In order to achieve what they sought out for, as well as many other women alike, the key was persistence. Particular strategies included advertising, campaigning, protesting, picketing, and acquiring inspiration from military tactics. Publicity was vital in attaining international recognition. The population needed to become knowledgeable on the current issues of their society. There were also people who opposed women’s suffrage, known as traditionalists. They believed the place of the women belonged in the home and allowing them to be part of the political world would ruin family-life, leading to the “moral degeneracy of children, and tear down the social fabric of the country.”
While white women were fighting for their rights, many of the organizations excluded African Americans. The National Association of Colored Women, founded by Nannie Helen Burroughs, campaigned for the suffrage of black women. In an excerpt of the magazine of the NAACP known as Crisis, in 1915, Burroughs argues her position. Explicating that the “black man” is incapable of making an informed use of the ballot, the African American women must assume the role. She also states that the “negro woman is quite superior in bearing moral responsibility.” Comparing the women to the men in regards of morality is absurd, for the women convey the obligations of the Church, school and economics at home.

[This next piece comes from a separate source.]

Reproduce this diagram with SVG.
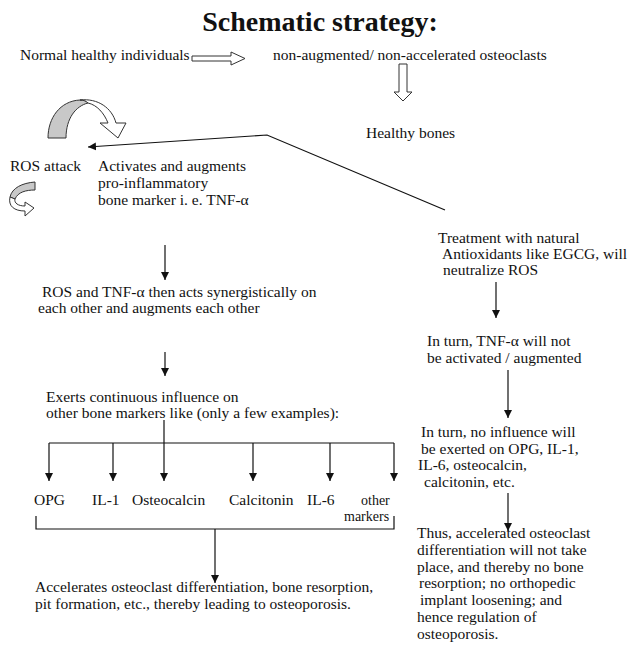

Eventually, partial women’s suffrage was achieved around 1918, with restrictions. Western and mid-western American states were the first to grant. Rather than uniting, the organizations that all fought for the same cause, the women scattered into groups separately fighting their own battles for their own race. In 1920, the 19th Amendment was ratified, sanctioning all citizen’s right to vote, regardless of gender or place of residence. Through coarse decades of unrest, persistence and courage by their side, the women were finally able to reach their victory, altering the system of the American electorate forever.